**Directions:**
Produce an exact copy of all the data below, dropping every image.
.....
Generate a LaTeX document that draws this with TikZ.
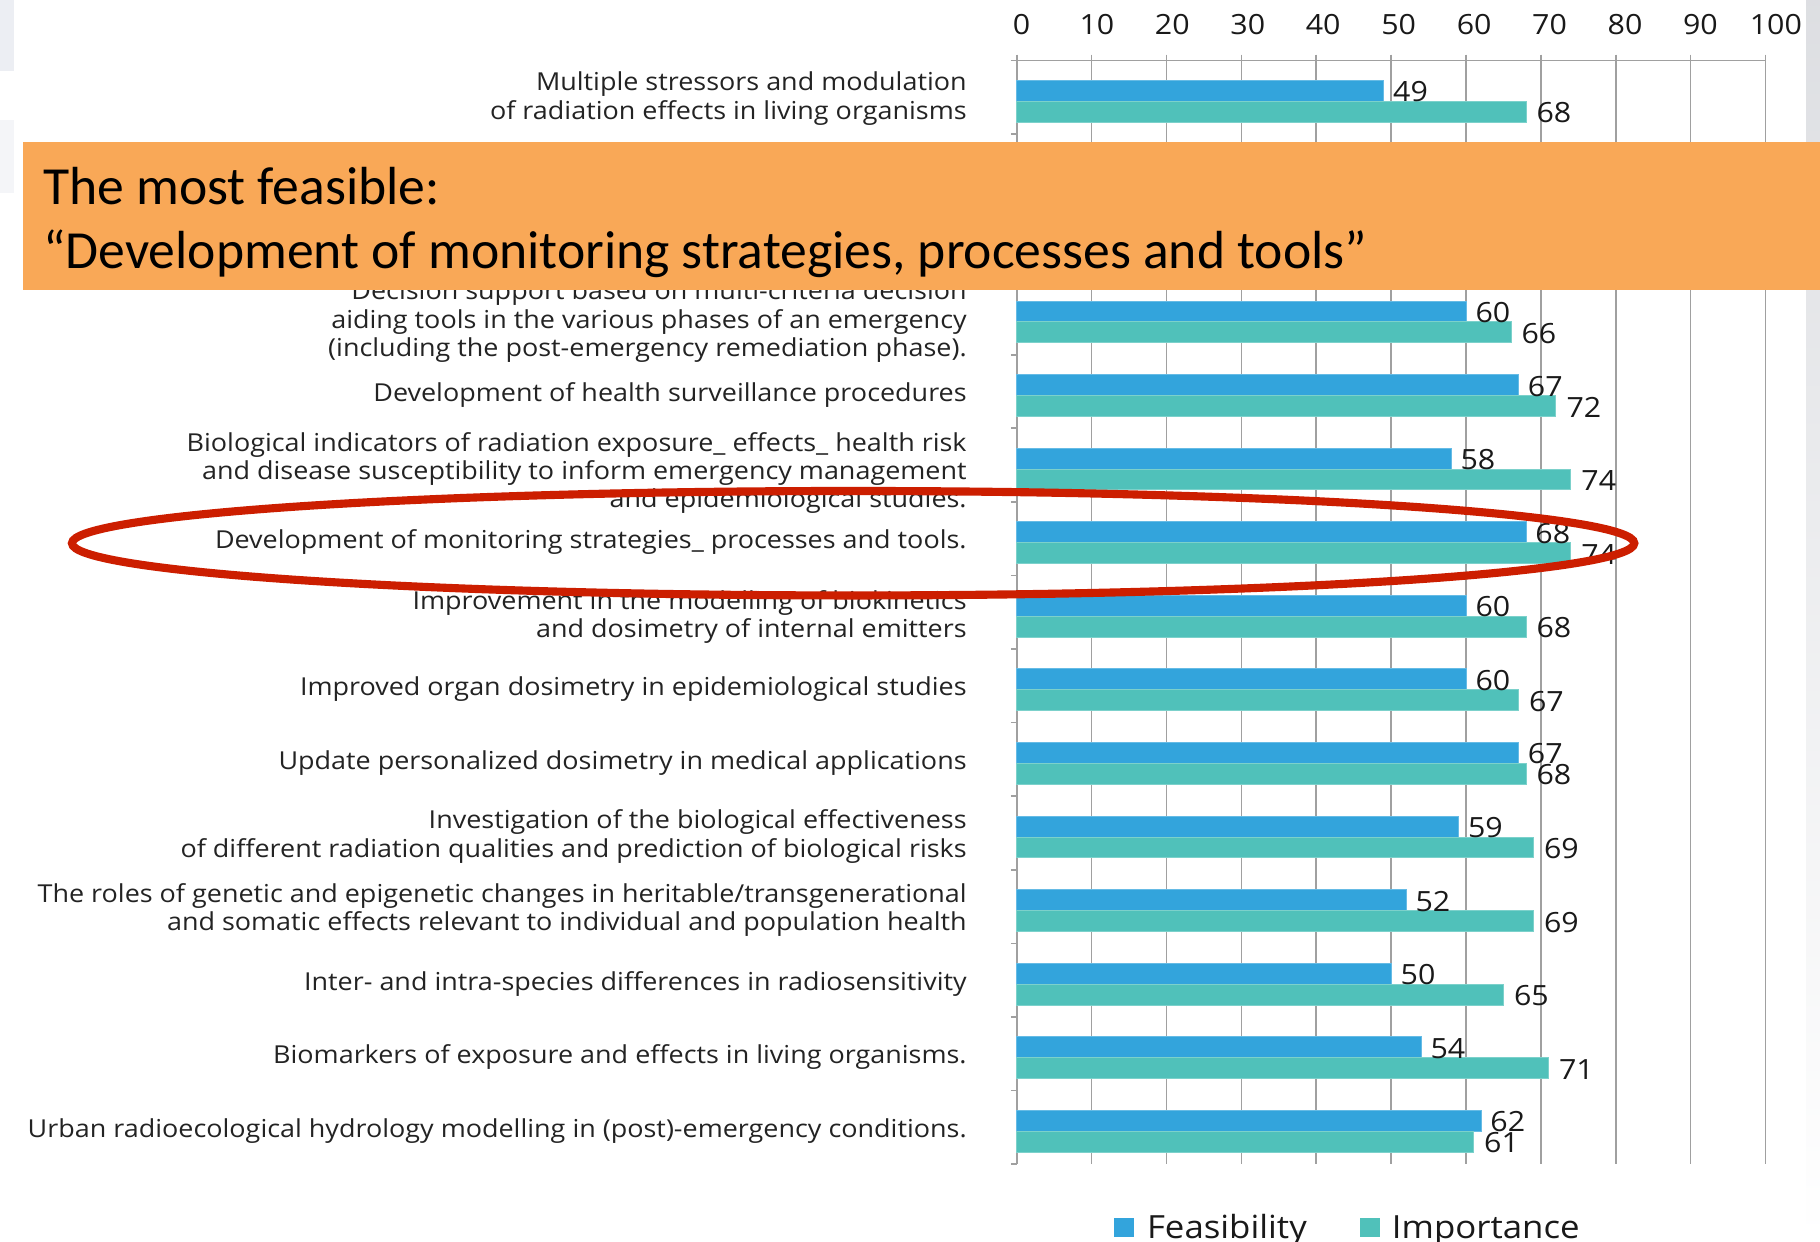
\documentclass[tikz,border=0pt]{standalone}
\usepackage{fontspec}
\setmainfont{Open Sans}
\newfontfamily\chartfont[FakeStretch=1.09]{Open Sans}
\newfontfamily\boxfont{Carlito}
\definecolor{feas}{RGB}{51,164,220}
\definecolor{imp}{RGB}{80,193,186}
\definecolor{gridc}{RGB}{160,160,160}
\definecolor{boxc}{RGB}{249,168,87}
\definecolor{ringc}{RGB}{204,30,0}
\definecolor{txt}{RGB}{35,35,35}
\definecolor{stripa}{RGB}{236,238,243}
\definecolor{stripb}{RGB}{244,245,248}
\begin{document}
\begin{tikzpicture}[x=1pt,y=-1pt,
  gridline/.style={gridc,line width=1.4pt},
  catlabel/.style={anchor=east,inner sep=0pt,align=right,text=txt,font=\chartfont\fontsize{21.3}{24.5}\selectfont},
  ticklabel/.style={inner sep=0pt,text=black!90,font=\chartfont\fontsize{24}{26}\selectfont},
  vallabel/.style={anchor=west,inner sep=0pt,text=black!90,font=\chartfont\fontsize{24}{26}\selectfont},
  feasbar/.style={fill=feas,draw=feas!75!white,line width=0.6pt},
  impbar/.style={fill=imp,draw=imp!75!white,line width=0.6pt},
  legtext/.style={anchor=base west,inner sep=0pt,text=black!90,font=\chartfont\fontsize{27.5}{30}\selectfont},
  boxtext/.style={anchor=base west,inner sep=0pt,text=black,font=\boxfont\fontsize{46.2}{50}\selectfont}]
\useasboundingbox (0,0) rectangle (1568,1070);
\fill[white] (0,0) rectangle (1568,1070);
% edge strips
\fill[stripa] (0,0) rectangle (12,61);
\fill[stripb] (0,103) rectangle (12,166);
\shade[top color=stripa!90!black!80, bottom color=white] (1556,0) rectangle (1568,1070);
% grid
\foreach \k in {0,...,10}{
  \pgfmathsetmacro\gx{876+64.5*\k}
  \pgfmathtruncatemacro\gv{10*\k}
  \draw[gridline] (\gx,47) -- (\gx,1003);
  \node[ticklabel] (tick\k) at (\gx+4+0.5*\k,21) {\gv};
}
\draw[gridline] (871,52) -- (1521,52);
\foreach \r in {0,...,15}{
  \draw[gridline] (871,52+63.4*\r) -- (876,52+63.4*\r);
}
% bars
\foreach \r/\f/\m in {0/49/68,3/60/66,4/67/72,5/58/74,6/68/74,7/60/68,8/60/67,9/67/68,10/59/69,11/52/69,12/50/65,13/54/71,14/62/61}{
  \pgfmathsetmacro\yt{52+63.4*\r+17}
  \fill[feasbar] (876,\yt) rectangle (876+6.45*\f,\yt+18);
  \fill[impbar] (876,\yt+18) rectangle (876+6.45*\m,\yt+36);
  \node[vallabel] (fv\r) at (876+6.45*\f+8,\yt+10) {\f};
  \node[vallabel] (mv\r) at (876+6.45*\m+9,\yt+28) {\m};
}
% category labels
\node[catlabel] (c0) at (833,52+63.4*0+33) {Multiple stressors and modulation\\of radiation effects in living organisms};
\node[catlabel] (c3) at (833,52+63.4*3+35) {Decision support based on multi-criteria decision\\aiding tools in the various phases of an emergency\\(including the post-emergency remediation phase).};
\node[catlabel] (c4) at (833,52+63.4*4+34.7) {Development of health surveillance procedures};
\node[catlabel] (c5) at (833,52+63.4*5+38.5) {Biological indicators of radiation exposure\_ effects\_ health risk\\and disease susceptibility to inform emergency management\\and epidemiological studies.};
\node[catlabel] (c6) at (833,52+63.4*6+34.7) {Development of monitoring strategies\_ processes and tools.};
\node[catlabel] (c7) at (833,52+63.4*7+36) {Improvement in the modelling of biokinetics\\and dosimetry of internal emitters};
\node[catlabel] (c8) at (833,52+63.4*8+34.7) {Improved organ dosimetry in epidemiological studies};
\node[catlabel] (c9) at (833,52+63.4*9+34.7) {Update personalized dosimetry in medical applications};
\node[catlabel] (c10) at (833,52+63.4*10+34.7) {Investigation of the biological effectiveness\\of different radiation qualities and prediction of biological risks};
\node[catlabel] (c11) at (833,52+63.4*11+34.7) {The roles of genetic and epigenetic changes in heritable/transgenerational\\and somatic effects relevant to individual and population health};
\node[catlabel] (c12) at (833,52+63.4*12+34.7) {Inter- and intra-species differences in radiosensitivity};
\node[catlabel] (c13) at (833,52+63.4*13+34.7) {Biomarkers of exposure and effects in living organisms.};
\node[catlabel] (c14) at (833,52+63.4*14+34.7) {Urban radioecological hydrology modelling in (post)-emergency conditions.};
% legend
\fill[feas] (960,1049) rectangle (977,1066);
\node[legtext] (lf) at (988,1067) {Feasibility};
\fill[imp] (1172,1049) rectangle (1189,1066);
\node[legtext] (li) at (1199,1067) {Importance};
% highlight ring
\draw[ringc,line width=7pt] (735,468) ellipse [x radius=673,y radius=45];
% callout box
\fill[boxc] (20,122) rectangle (1568,250);
\node[boxtext] (b1) at (37,176) {The most feasible:};
\node[boxtext] (b2) at (37,231) {“Development of monitoring strategies, processes and tools”};
\end{tikzpicture}
\end{document}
.....
**Exercise result:**
Generate a LaTeX document that draws this with TikZ.
\documentclass[tikz,border=0pt]{standalone}
\usepackage{fontspec}
\setmainfont{Open Sans}
\newfontfamily\chartfont[FakeStretch=1.09]{Open Sans}
\newfontfamily\boxfont{Carlito}
\definecolor{feas}{RGB}{51,164,220}
\definecolor{imp}{RGB}{80,193,186}
\definecolor{gridc}{RGB}{160,160,160}
\definecolor{boxc}{RGB}{249,168,87}
\definecolor{ringc}{RGB}{204,30,0}
\definecolor{txt}{RGB}{35,35,35}
\definecolor{stripa}{RGB}{236,238,243}
\definecolor{stripb}{RGB}{244,245,248}
\begin{document}
\begin{tikzpicture}[x=1pt,y=-1pt,
  gridline/.style={gridc,line width=1.4pt},
  catlabel/.style={anchor=east,inner sep=0pt,align=right,text=txt,font=\chartfont\fontsize{21.3}{24.5}\selectfont},
  ticklabel/.style={inner sep=0pt,text=black!90,font=\chartfont\fontsize{24}{26}\selectfont},
  vallabel/.style={anchor=west,inner sep=0pt,text=black!90,font=\chartfont\fontsize{24}{26}\selectfont},
  feasbar/.style={fill=feas,draw=feas!75!white,line width=0.6pt},
  impbar/.style={fill=imp,draw=imp!75!white,line width=0.6pt},
  legtext/.style={anchor=base west,inner sep=0pt,text=black!90,font=\chartfont\fontsize{27.5}{30}\selectfont},
  boxtext/.style={anchor=base west,inner sep=0pt,text=black,font=\boxfont\fontsize{46.2}{50}\selectfont}]
\useasboundingbox (0,0) rectangle (1568,1070);
\fill[white] (0,0) rectangle (1568,1070);
% edge strips
\fill[stripa] (0,0) rectangle (12,61);
\fill[stripb] (0,103) rectangle (12,166);
\shade[top color=stripa!90!black!80, bottom color=white] (1556,0) rectangle (1568,1070);
% grid
\foreach \k in {0,...,10}{
  \pgfmathsetmacro\gx{876+64.5*\k}
  \pgfmathtruncatemacro\gv{10*\k}
  \draw[gridline] (\gx,47) -- (\gx,1003);
  \node[ticklabel] (tick\k) at (\gx+4+0.5*\k,21) {\gv};
}
\draw[gridline] (871,52) -- (1521,52);
\foreach \r in {0,...,15}{
  \draw[gridline] (871,52+63.4*\r) -- (876,52+63.4*\r);
}
% bars
\foreach \r/\f/\m in {0/49/68,3/60/66,4/67/72,5/58/74,6/68/74,7/60/68,8/60/67,9/67/68,10/59/69,11/52/69,12/50/65,13/54/71,14/62/61}{
  \pgfmathsetmacro\yt{52+63.4*\r+17}
  \fill[feasbar] (876,\yt) rectangle (876+6.45*\f,\yt+18);
  \fill[impbar] (876,\yt+18) rectangle (876+6.45*\m,\yt+36);
  \node[vallabel] (fv\r) at (876+6.45*\f+8,\yt+10) {\f};
  \node[vallabel] (mv\r) at (876+6.45*\m+9,\yt+28) {\m};
}
% category labels
\node[catlabel] (c0) at (833,52+63.4*0+33) {Multiple stressors and modulation\\of radiation effects in living organisms};
\node[catlabel] (c3) at (833,52+63.4*3+35) {Decision support based on multi-criteria decision\\aiding tools in the various phases of an emergency\\(including the post-emergency remediation phase).};
\node[catlabel] (c4) at (833,52+63.4*4+34.7) {Development of health surveillance procedures};
\node[catlabel] (c5) at (833,52+63.4*5+38.5) {Biological indicators of radiation exposure\_ effects\_ health risk\\and disease susceptibility to inform emergency management\\and epidemiological studies.};
\node[catlabel] (c6) at (833,52+63.4*6+34.7) {Development of monitoring strategies\_ processes and tools.};
\node[catlabel] (c7) at (833,52+63.4*7+36) {Improvement in the modelling of biokinetics\\and dosimetry of internal emitters};
\node[catlabel] (c8) at (833,52+63.4*8+34.7) {Improved organ dosimetry in epidemiological studies};
\node[catlabel] (c9) at (833,52+63.4*9+34.7) {Update personalized dosimetry in medical applications};
\node[catlabel] (c10) at (833,52+63.4*10+34.7) {Investigation of the biological effectiveness\\of different radiation qualities and prediction of biological risks};
\node[catlabel] (c11) at (833,52+63.4*11+34.7) {The roles of genetic and epigenetic changes in heritable/transgenerational\\and somatic effects relevant to individual and population health};
\node[catlabel] (c12) at (833,52+63.4*12+34.7) {Inter- and intra-species differences in radiosensitivity};
\node[catlabel] (c13) at (833,52+63.4*13+34.7) {Biomarkers of exposure and effects in living organisms.};
\node[catlabel] (c14) at (833,52+63.4*14+34.7) {Urban radioecological hydrology modelling in (post)-emergency conditions.};
% legend
\fill[feas] (960,1049) rectangle (977,1066);
\node[legtext] (lf) at (988,1067) {Feasibility};
\fill[imp] (1172,1049) rectangle (1189,1066);
\node[legtext] (li) at (1199,1067) {Importance};
% highlight ring
\draw[ringc,line width=7pt] (735,468) ellipse [x radius=673,y radius=45];
% callout box
\fill[boxc] (20,122) rectangle (1568,250);
\node[boxtext] (b1) at (37,176) {The most feasible:};
\node[boxtext] (b2) at (37,231) {“Development of monitoring strategies, processes and tools”};
\end{tikzpicture}
\end{document}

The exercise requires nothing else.